Tuna tomato pasta with canned goods. The "what if Edeka was already closed" option. Canned tomatoes, canned tuna, garlic, pasta. Cooks in one pan, and every ingredient travels well in a suitcase.

Salmon pasta, cooking basics. If Edeka's fish counter had anything that looked decent, this is the fancier move. Pan-seared salmon flaked into buttery lemon pasta. Still one pan, just with a bit more technique.

More kitchenette dinners in the same vein: Easy meals to make in a hotel kitchenette.

What actually helps in a kitchenette pasta

Pick a pasta shape that fits the pan. Tagliatelle and fettuccine come in nests, which lay flat. Short shapes (penne, fusilli) never have a length problem. Long shapes like spaghetti and linguine are the awkward ones; if the pan is too small, break them in half without shame.

Add water in small splashes, not big pours. If you dump in a lot of water at once you slow the cook, dilute the flavour, and end up with soup. A splash, stir, see what happens, another splash. Slow down, keep up with the cooking temperature.

Salt properly. You're not draining. In a one-pan pasta every bit of salt stays in the dish. Season as you go, taste before serving. It's easier to add than to remove.

Keep the heat lower than you'd expect. The kitchenette burner is probably weak, and dropping the heat stops the pan scorching before the pasta's cooked through. A lively simmer is fine. A rolling boil in a thin pan isn't.
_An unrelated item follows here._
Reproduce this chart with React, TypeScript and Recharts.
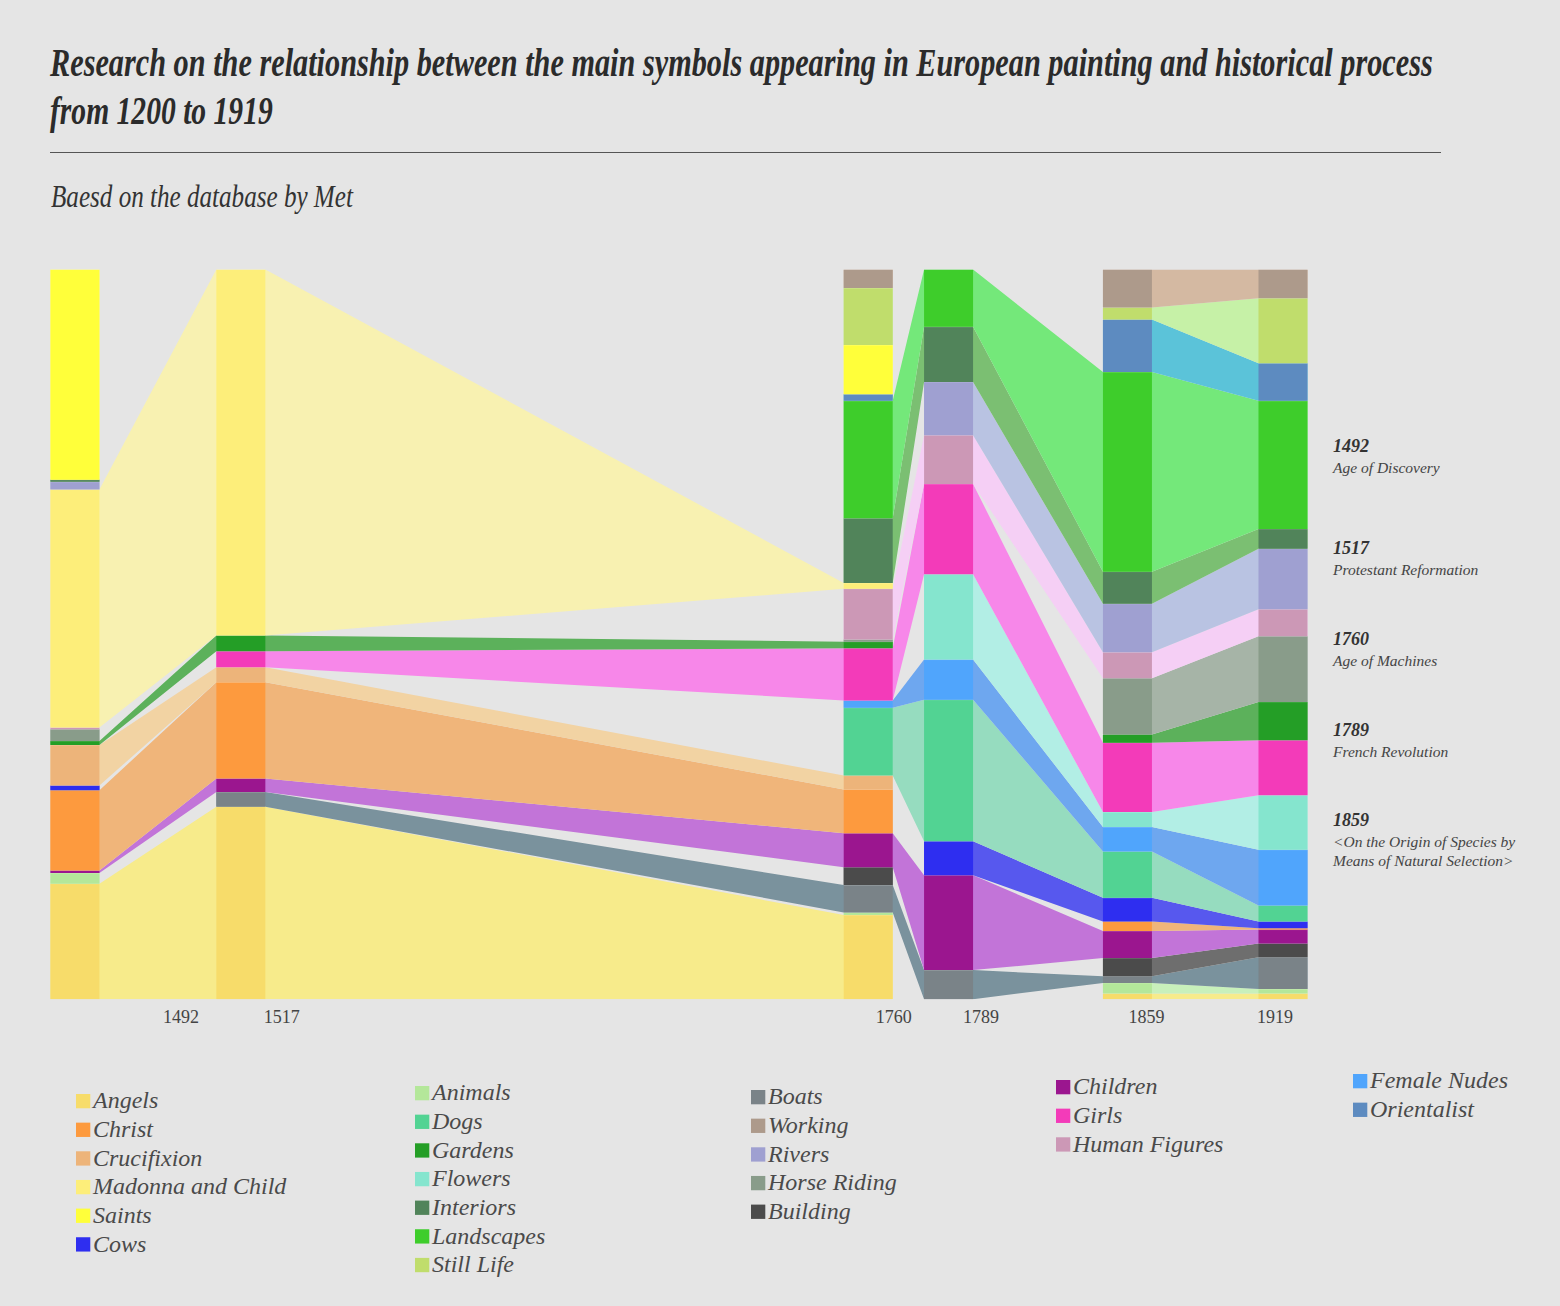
import React from 'react';
import { AreaChart, Area, XAxis, YAxis } from 'recharts';

// Categories, stacked bottom -> top
const CATEGORIES = [
  'Angels', 'Animals', 'Boats', 'Building', 'Children', 'Christ', 'Cows', 'Crucifixion',
  'Dogs', 'Female Nudes', 'Flowers', 'Girls', 'Gardens', 'Horse Riding', 'Human Figures',
  'Madonna and Child', 'Rivers', 'Interiors', 'Landscapes', 'Orientalist', 'Saints',
  'Still Life', 'Working',
];

// Timeline position of each column (years)
const COLUMN_YEARS = [1453, 1517, 1759, 1790, 1859, 1919];

// Share (%) of each symbol per column, same order as CATEGORIES
const COL_BEFORE_1492 = [15.85, 1.45, 0, 0, 0.35, 11.0, 0.65, 5.55, 0, 0, 0, 0, 0.55, 1.6, 0.25, 32.6, 1.05, 0.3, 0, 0, 28.8, 0, 0];
const COL_1517 = [26.4, 0, 2.0, 0, 1.85, 13.2, 0, 2.05, 0, 0, 0, 2.2, 2.15, 0, 0, 50.15, 0, 0, 0, 0, 0, 0, 0];
const COL_1760 = [11.55, 0.35, 3.75, 2.45, 4.65, 6.0, 0, 1.9, 9.3, 1.0, 0, 7.15, 0.9, 0.3, 6.95, 0.8, 0, 8.85, 16.1, 0.9, 6.75, 7.8, 2.55];
const COL_1789 = [0, 0, 4.0, 0, 13.0, 0, 4.65, 0, 19.4, 5.5, 11.7, 12.35, 0, 0, 6.7, 0, 7.3, 7.55, 7.85, 0, 0, 0, 0];
const COL_1859 = [0.8, 1.45, 0.9, 2.5, 3.7, 1.3, 3.25, 0, 6.35, 3.35, 2.05, 9.5, 1.15, 7.7, 3.55, 0, 6.65, 4.4, 27.35, 7.2, 0, 1.65, 5.2];
const COL_1919 = [0.8, 0.6, 4.35, 1.9, 1.9, 0.2, 0.9, 0, 2.2, 7.65, 7.45, 7.55, 5.25, 9.0, 3.7, 0, 8.3, 2.7, 17.55, 5.15, 0, 8.9, 3.95];
const COLUMN_VALUES = [COL_BEFORE_1492, COL_1517, COL_1760, COL_1789, COL_1859, COL_1919];

// Axis tick labels
const TICK_YEARS = [1492, 1517, 1760, 1789, 1859, 1919];

// Right-hand annotations
const EVENT_YEARS = ['1492', '1517', '1760', '1789', '1859'];
const EVENT_NAMES = [
  ['Age of Discovery'],
  ['Protestant Reformation'],
  ['Age of Machines'],
  ['French Revolution'],
  ['<On the Origin of Species by', 'Means of Natural Selection>'],
];

// Legend columns
const LEGEND_A = ['Angels', 'Christ', 'Crucifixion', 'Madonna and Child', 'Saints', 'Cows'];
const LEGEND_B = ['Animals', 'Dogs', 'Gardens', 'Flowers', 'Interiors', 'Landscapes', 'Still Life'];
const LEGEND_C = ['Boats', 'Working', 'Rivers', 'Horse Riding', 'Building'];
const LEGEND_D = ['Children', 'Girls', 'Human Figures'];
const LEGEND_E = ['Female Nudes', 'Orientalist'];

// ---------- styles ----------
const BAR_COLORS: Record<string, string> = {
  'Angels': '#f7dc6a', 'Animals': '#b4e79a', 'Boats': '#7a8388', 'Building': '#4b4b4b',
  'Children': '#9b168f', 'Christ': '#fd9a3e', 'Cows': '#2e2ef0', 'Crucifixion': '#edb47a',
  'Dogs': '#52d393', 'Female Nudes': '#50a5fc', 'Flowers': '#85e5ce', 'Girls': '#f33bb9',
  'Gardens': '#249e26', 'Horse Riding': '#899c8a', 'Human Figures': '#cc98b6',
  'Madonna and Child': '#fdee7a', 'Rivers': '#9fa0d1', 'Interiors': '#51845a',
  'Landscapes': '#3ecd2b', 'Orientalist': '#5d8bc0', 'Saints': '#ffff3a',
  'Still Life': '#c0dd6c', 'Working': '#ad9a8b',
};
const RIBBON_COLORS: Record<string, string> = {
  'Angels': '#f7eb8b', 'Animals': '#c8f0bb', 'Boats': '#7a929d', 'Building': '#6e6e6e',
  'Children': '#c274d8', 'Christ': '#f0b57a', 'Cows': '#5758ee', 'Crucifixion': '#f2d3a3',
  'Dogs': '#96dcbf', 'Female Nudes': '#6ea7ef', 'Flowers': '#b2eee5', 'Girls': '#f787e9',
  'Gardens': '#5cb15b', 'Horse Riding': '#a6b4a7', 'Human Figures': '#f5cff5',
  'Madonna and Child': '#f8f1b1', 'Rivers': '#b9c3e2', 'Interiors': '#7bbf72',
  'Landscapes': '#74e87a', 'Orientalist': '#5bc3d9', 'Saints': '#fffa9a',
  'Still Life': '#c6f1a7', 'Working': '#d4b9a2',
};
const TICK_DX: Record<number, number> = { 1492: 5, 1517: 41, 1760: 23, 1789: 35, 1859: 19, 1919: -8 };
const HALF_WIDTH = 9.45; // half column width in timeline units
const BG = '#e5e5e5';
const FONT = "'Liberation Serif', 'Times New Roman', serif";

const key = (i: number) => `k${i}`;

function buildRow(x: number, values: number[] | null) {
  const row: Record<string, number | null> = { x };
  CATEGORIES.forEach((_, i) => {
    const v = values ? values[i] : 0;
    row[key(i)] = v > 0 ? v : null;
  });
  return row;
}

const ribbonData = COLUMN_YEARS.flatMap((year, ci) => [
  buildRow(year - HALF_WIDTH, COLUMN_VALUES[ci]),
  buildRow(year + HALF_WIDTH, COLUMN_VALUES[ci]),
]);

const barData = COLUMN_YEARS.flatMap((year, ci) => {
  const rows = [
    buildRow(year - HALF_WIDTH, COLUMN_VALUES[ci]),
    buildRow(year + HALF_WIDTH, COLUMN_VALUES[ci]),
  ];
  if (ci < COLUMN_YEARS.length - 1) rows.push(buildRow((year + COLUMN_YEARS[ci + 1]) / 2, null));
  return rows;
});

const CHART_W = 1560;
const CHART_H = 1040;
const MARGIN = { top: 269.5, right: 248.5, bottom: 10.7, left: 41.24 };
const X_DOMAIN: [number, number] = [1440, 1930];

function YearTick(props: any) {
  const { x, y, payload } = props;
  return (
    <text x={x + (TICK_DX[payload.value] || 0)} y={y + 24} textAnchor="middle"
      fontFamily={FONT} fontSize={18} fill="#444">
      {payload.value}
    </text>
  );
}

function LegendColumn({ items, x, top }: { items: string[]; x: number; top: number }) {
  const step = 28.65;
  return (
    <g>
      {items.map((name, i) => (
        <g key={name}>
          <rect x={x} y={top + i * step} width={14.3} height={14.3} fill={BAR_COLORS[name]} />
          <text x={x + 17} y={top + i * step + 14.3} fontFamily={FONT} fontStyle="italic"
            fontSize={24} fill="#4a4a4a">{name}</text>
        </g>
      ))}
    </g>
  );
}

const EVENT_BASELINES = [452, 554, 645, 736, 826];

export default function App() {
  return (
    <div style={{ position: 'absolute', left: 0, top: 0, width: 1560, height: 1306, background: BG, overflow: 'hidden' }}>
      <svg width={1560} height={1306} style={{ position: 'absolute', left: 0, top: 0 }}>
        <g transform="translate(50 76) scale(0.757 1)">
          <text x={0} y={0} fontFamily={FONT} fontStyle="italic" fontWeight="bold" fontSize={40} fill="#2b2b2b">
            Research on the relationship between the main symbols appearing in European painting and historical process
          </text>
        </g>
        <g transform="translate(50 124) scale(0.74 1)">
          <text x={0} y={0} fontFamily={FONT} fontStyle="italic" fontWeight="bold" fontSize={40} fill="#2b2b2b">
            from 1200 to 1919
          </text>
        </g>
        <line x1={50} x2={1441} y1={152.5} y2={152.5} stroke="#555" strokeWidth={1.2} />
        <g transform="translate(51 206.5) scale(0.785 1)">
          <text x={0} y={0} fontFamily={FONT} fontStyle="italic" fontSize={32} fill="#333">
            Baesd on the database by Met
          </text>
        </g>

        {EVENT_YEARS.map((yr, i) => (
          <g key={yr}>
            <text x={1333} y={EVENT_BASELINES[i]} fontFamily={FONT} fontStyle="italic" fontWeight="bold"
              fontSize={18} fill="#333">{yr}</text>
            {EVENT_NAMES[i].map((line, j) => (
              <text key={j} x={1333} y={EVENT_BASELINES[i] + 21 + j * 19} fontFamily={FONT} fontStyle="italic"
                fontSize={15.5} fill="#444">{line}</text>
            ))}
          </g>
        ))}

        <LegendColumn items={LEGEND_A} x={76} top={1094} />
        <LegendColumn items={LEGEND_B} x={415} top={1086} />
        <LegendColumn items={LEGEND_C} x={751} top={1090} />
        <LegendColumn items={LEGEND_D} x={1056} top={1080} />
        <LegendColumn items={LEGEND_E} x={1353} top={1074} />
      </svg>

      {/* ribbons between columns */}
      <div style={{ position: 'absolute', left: 0, top: 0 }}>
        <AreaChart width={CHART_W} height={CHART_H} data={ribbonData} margin={MARGIN}>
          <XAxis dataKey="x" type="number" domain={X_DOMAIN} allowDataOverflow height={30}
            tick={false} axisLine={false} tickLine={false} />
          <YAxis hide type="number" domain={[0, 100]} allowDataOverflow />
          {CATEGORIES.map((c, i) => (
            <Area key={c} dataKey={key(i)} stackId="r" type="linear" fill={RIBBON_COLORS[c]}
              fillOpacity={1} stroke="none" dot={false} activeDot={false} isAnimationActive={false} />
          ))}
        </AreaChart>
      </div>

      {/* columns */}
      <div style={{ position: 'absolute', left: 0, top: 0 }}>
        <AreaChart width={CHART_W} height={CHART_H} data={barData} margin={MARGIN}>
          <XAxis dataKey="x" type="number" domain={X_DOMAIN} allowDataOverflow height={30}
            ticks={TICK_YEARS} interval={0} tick={<YearTick />} axisLine={false} tickLine={false}
            tickSize={0} tickMargin={0} />
          <YAxis hide type="number" domain={[0, 100]} allowDataOverflow />
          {CATEGORIES.map((c, i) => (
            <Area key={c} dataKey={key(i)} stackId="b" type="linear" fill={BAR_COLORS[c]}
              fillOpacity={1} stroke="#ffffff" strokeOpacity={0.25} strokeWidth={1}
              dot={false} activeDot={false} isAnimationActive={false} />
          ))}
        </AreaChart>
      </div>
    </div>
  );
}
Move your clothes out of the way first. If your kitchen corner is close, the smell of chicken is getting into you fun clothes. Don't find out like I did.

Wasn't it easy?

A bad dinner plan in Sankt Peter-Ording turned into a decent one because grandma's recipe is hard to break, and because a pan can stand in for a pot if you're willing to pay a bit of attention. You probably can't do a Sunday roast in a kitchenette. You absolutely can do a proper chicken pasta dinner for around €12, from one store, in one pan, in under an hour.